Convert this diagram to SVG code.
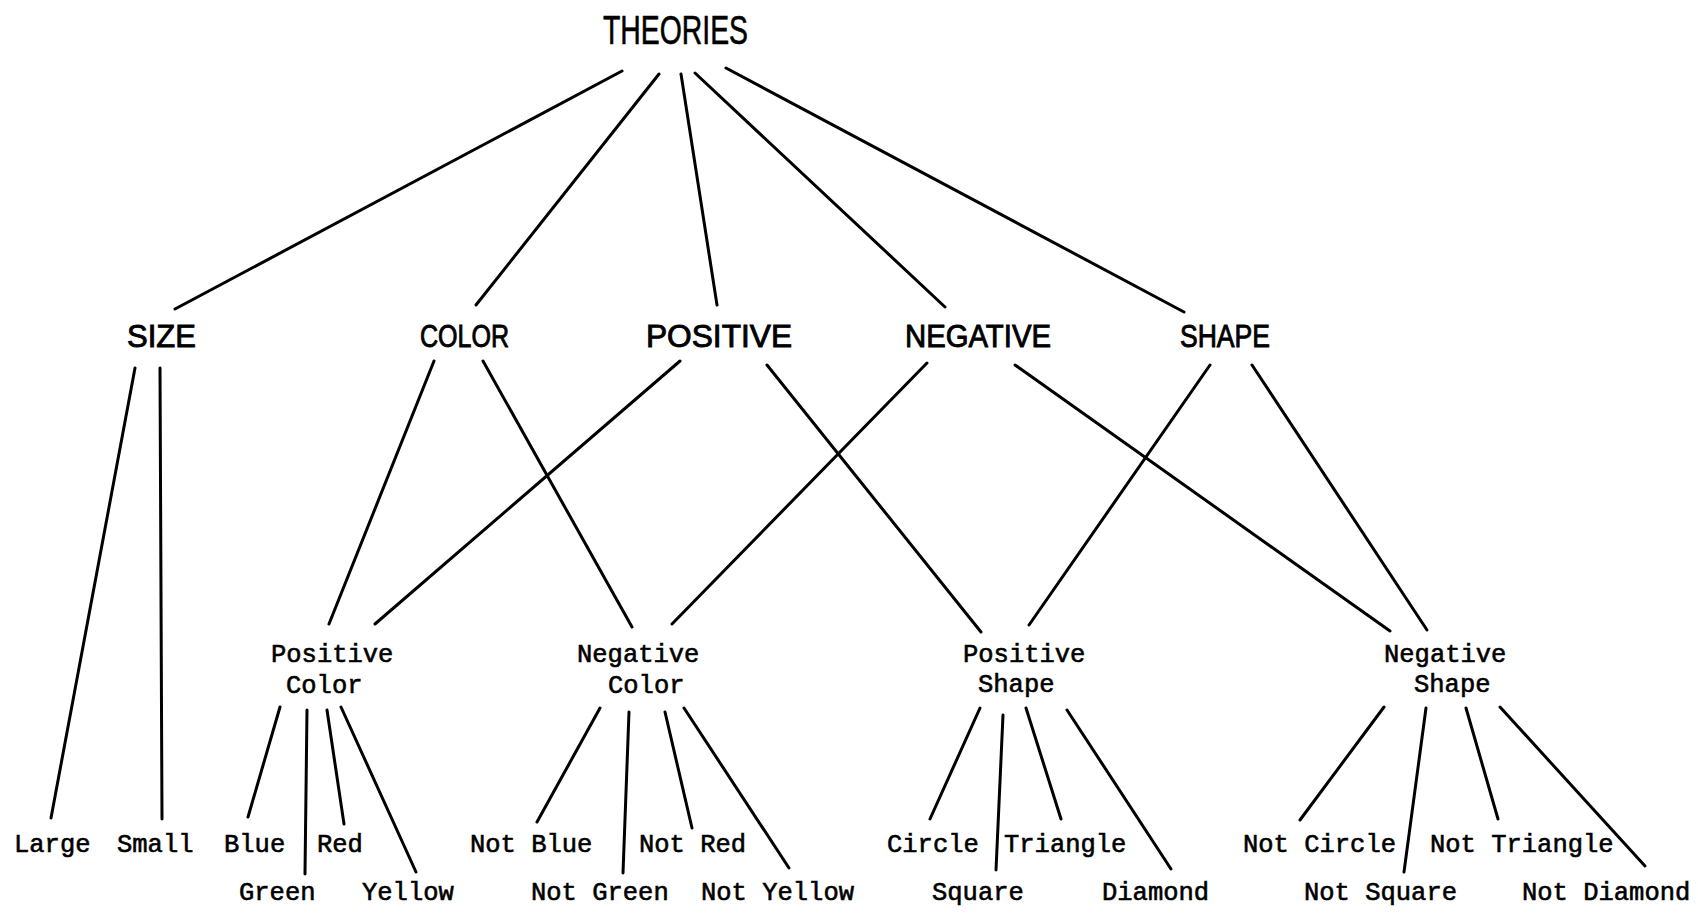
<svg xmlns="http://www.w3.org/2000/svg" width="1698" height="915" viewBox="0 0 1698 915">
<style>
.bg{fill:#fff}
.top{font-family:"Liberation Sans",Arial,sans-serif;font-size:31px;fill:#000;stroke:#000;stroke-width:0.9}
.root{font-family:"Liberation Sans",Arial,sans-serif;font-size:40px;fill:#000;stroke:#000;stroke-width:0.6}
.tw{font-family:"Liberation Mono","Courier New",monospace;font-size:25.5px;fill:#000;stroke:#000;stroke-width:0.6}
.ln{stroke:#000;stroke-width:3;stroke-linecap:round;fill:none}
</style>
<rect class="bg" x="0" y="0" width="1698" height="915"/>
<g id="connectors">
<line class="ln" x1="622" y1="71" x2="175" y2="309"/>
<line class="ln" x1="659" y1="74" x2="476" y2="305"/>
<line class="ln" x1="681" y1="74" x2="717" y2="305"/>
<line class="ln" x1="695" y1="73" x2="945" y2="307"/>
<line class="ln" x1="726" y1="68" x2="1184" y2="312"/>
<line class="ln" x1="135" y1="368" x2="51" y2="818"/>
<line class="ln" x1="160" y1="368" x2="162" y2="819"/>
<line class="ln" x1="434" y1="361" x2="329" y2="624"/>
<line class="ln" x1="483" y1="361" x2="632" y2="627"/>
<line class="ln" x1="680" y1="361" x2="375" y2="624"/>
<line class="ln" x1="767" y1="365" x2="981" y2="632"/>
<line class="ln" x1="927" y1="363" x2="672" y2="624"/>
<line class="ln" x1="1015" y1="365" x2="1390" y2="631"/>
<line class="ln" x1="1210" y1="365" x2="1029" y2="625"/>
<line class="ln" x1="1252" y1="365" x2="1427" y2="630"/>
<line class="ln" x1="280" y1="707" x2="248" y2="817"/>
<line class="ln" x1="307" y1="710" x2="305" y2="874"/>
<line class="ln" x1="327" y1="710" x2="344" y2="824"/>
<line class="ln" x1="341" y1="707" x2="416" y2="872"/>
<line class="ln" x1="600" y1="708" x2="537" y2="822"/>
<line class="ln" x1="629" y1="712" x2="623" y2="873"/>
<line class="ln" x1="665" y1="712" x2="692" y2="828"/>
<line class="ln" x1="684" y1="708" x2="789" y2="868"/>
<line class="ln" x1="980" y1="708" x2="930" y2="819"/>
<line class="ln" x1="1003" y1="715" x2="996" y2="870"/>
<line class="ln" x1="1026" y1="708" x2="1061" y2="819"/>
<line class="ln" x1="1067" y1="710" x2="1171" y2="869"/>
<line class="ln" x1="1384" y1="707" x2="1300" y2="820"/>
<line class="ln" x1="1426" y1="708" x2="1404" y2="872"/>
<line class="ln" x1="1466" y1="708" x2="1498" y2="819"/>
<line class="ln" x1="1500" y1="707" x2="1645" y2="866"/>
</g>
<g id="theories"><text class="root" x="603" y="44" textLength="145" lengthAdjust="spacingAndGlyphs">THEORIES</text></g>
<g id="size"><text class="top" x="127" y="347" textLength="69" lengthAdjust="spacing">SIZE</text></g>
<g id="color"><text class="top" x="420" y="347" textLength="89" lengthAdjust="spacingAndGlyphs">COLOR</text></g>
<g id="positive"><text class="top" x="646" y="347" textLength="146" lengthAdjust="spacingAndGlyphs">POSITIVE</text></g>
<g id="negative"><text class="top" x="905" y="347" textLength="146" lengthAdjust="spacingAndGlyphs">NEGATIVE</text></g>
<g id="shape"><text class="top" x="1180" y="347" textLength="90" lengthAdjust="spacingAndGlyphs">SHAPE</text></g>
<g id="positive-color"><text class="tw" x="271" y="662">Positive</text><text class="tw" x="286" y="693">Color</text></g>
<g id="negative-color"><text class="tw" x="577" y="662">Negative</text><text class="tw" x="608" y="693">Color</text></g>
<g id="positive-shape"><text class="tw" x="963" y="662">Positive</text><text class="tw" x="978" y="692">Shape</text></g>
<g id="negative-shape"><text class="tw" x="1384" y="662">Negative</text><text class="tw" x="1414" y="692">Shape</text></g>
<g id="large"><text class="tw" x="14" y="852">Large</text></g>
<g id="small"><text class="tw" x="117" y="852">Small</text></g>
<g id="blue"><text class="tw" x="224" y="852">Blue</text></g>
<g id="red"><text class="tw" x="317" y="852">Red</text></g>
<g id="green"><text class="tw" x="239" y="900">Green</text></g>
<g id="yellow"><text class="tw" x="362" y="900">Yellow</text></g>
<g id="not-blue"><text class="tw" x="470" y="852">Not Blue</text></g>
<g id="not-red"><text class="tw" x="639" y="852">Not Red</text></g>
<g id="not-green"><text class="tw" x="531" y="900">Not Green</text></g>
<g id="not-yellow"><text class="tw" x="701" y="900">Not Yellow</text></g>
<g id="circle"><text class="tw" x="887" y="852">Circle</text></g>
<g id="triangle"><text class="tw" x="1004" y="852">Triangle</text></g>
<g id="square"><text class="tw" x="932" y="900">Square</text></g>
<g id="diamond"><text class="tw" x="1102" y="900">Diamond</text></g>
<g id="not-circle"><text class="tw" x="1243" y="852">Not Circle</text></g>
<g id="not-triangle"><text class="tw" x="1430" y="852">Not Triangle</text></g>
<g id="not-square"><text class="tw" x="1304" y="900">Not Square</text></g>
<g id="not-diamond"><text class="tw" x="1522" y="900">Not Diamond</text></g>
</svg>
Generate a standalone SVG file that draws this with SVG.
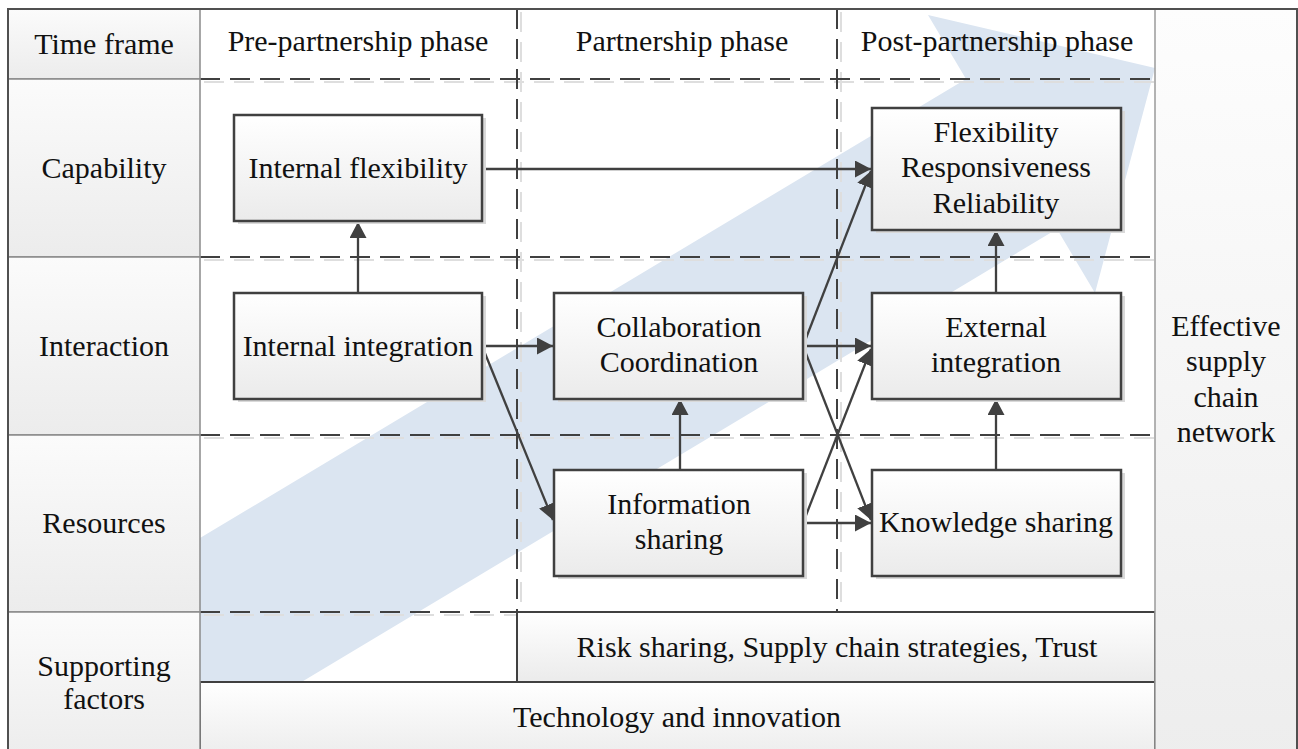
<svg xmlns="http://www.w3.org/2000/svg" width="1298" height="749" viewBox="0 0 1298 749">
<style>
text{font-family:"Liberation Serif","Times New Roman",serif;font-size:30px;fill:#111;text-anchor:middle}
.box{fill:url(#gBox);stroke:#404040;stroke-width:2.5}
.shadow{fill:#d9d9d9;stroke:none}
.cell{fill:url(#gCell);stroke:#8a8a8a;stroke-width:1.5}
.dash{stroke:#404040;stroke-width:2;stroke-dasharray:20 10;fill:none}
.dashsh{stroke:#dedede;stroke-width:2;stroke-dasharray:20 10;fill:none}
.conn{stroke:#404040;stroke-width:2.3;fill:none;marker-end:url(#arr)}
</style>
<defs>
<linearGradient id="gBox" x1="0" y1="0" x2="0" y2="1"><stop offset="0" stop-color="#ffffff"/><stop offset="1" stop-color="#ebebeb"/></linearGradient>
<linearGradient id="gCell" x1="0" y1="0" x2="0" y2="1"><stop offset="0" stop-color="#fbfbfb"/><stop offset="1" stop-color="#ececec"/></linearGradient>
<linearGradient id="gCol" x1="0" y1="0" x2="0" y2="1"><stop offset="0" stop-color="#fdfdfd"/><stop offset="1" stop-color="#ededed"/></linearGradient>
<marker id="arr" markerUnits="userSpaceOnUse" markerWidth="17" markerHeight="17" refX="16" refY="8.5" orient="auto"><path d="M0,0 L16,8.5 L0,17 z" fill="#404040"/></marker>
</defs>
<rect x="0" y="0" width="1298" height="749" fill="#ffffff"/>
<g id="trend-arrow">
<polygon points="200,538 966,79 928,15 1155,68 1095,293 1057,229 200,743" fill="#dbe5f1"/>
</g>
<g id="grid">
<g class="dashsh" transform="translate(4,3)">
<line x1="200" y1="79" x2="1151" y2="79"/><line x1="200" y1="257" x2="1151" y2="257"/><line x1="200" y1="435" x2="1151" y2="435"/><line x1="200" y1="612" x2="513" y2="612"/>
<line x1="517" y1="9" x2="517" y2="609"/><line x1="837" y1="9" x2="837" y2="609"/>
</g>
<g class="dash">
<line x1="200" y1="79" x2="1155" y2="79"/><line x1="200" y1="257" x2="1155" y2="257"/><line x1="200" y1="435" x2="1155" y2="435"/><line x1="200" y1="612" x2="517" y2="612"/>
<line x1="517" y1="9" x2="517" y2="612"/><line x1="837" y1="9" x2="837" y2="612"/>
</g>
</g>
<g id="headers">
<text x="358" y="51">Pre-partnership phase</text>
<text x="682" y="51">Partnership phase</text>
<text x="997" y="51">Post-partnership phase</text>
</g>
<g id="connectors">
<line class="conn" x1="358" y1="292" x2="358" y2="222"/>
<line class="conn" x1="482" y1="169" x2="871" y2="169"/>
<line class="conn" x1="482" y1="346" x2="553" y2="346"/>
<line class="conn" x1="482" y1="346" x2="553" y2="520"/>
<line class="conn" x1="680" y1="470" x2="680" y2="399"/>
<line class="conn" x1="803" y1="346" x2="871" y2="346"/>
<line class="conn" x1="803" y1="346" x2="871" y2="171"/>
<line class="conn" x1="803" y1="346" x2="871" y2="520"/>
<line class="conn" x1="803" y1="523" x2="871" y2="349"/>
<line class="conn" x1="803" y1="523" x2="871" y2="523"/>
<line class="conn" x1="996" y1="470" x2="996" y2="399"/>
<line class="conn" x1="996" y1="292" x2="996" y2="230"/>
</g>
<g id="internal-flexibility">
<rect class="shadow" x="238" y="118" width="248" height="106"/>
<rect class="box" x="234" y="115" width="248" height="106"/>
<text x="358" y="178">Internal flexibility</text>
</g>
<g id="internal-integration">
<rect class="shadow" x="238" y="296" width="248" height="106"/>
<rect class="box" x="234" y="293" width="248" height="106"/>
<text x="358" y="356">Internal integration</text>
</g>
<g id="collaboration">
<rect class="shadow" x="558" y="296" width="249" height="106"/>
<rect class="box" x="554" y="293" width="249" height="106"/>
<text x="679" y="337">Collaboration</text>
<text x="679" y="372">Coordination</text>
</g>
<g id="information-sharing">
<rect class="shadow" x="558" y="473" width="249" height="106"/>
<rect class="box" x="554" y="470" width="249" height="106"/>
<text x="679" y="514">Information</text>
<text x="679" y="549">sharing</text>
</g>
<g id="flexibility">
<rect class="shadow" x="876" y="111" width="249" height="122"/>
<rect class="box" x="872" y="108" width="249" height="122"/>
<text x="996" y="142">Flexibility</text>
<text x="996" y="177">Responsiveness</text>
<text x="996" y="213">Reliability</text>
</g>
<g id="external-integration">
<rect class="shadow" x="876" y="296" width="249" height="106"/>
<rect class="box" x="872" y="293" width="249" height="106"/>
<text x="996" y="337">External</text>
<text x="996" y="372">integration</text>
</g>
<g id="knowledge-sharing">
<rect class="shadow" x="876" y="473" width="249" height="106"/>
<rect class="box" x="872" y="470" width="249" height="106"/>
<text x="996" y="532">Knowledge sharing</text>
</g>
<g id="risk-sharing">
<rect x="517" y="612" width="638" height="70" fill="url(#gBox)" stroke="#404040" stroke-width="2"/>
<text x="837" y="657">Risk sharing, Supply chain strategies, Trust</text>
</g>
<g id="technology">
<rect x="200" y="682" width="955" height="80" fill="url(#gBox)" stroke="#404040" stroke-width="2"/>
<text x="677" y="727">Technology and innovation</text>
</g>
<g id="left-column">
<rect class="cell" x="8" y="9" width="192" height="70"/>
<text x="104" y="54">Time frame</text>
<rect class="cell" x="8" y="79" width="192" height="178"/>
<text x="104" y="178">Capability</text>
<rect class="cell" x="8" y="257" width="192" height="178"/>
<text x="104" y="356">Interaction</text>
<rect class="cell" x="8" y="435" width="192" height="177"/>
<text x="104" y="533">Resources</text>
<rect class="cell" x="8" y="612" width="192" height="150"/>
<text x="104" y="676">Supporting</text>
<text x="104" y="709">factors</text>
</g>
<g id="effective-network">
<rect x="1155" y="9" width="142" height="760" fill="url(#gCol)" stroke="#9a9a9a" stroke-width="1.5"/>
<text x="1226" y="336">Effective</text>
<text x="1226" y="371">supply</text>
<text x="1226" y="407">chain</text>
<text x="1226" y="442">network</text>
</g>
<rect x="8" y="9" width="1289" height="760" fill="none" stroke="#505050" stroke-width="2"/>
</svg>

· · ·

Give the number of lines containing the word "this". No other answer is needed.

2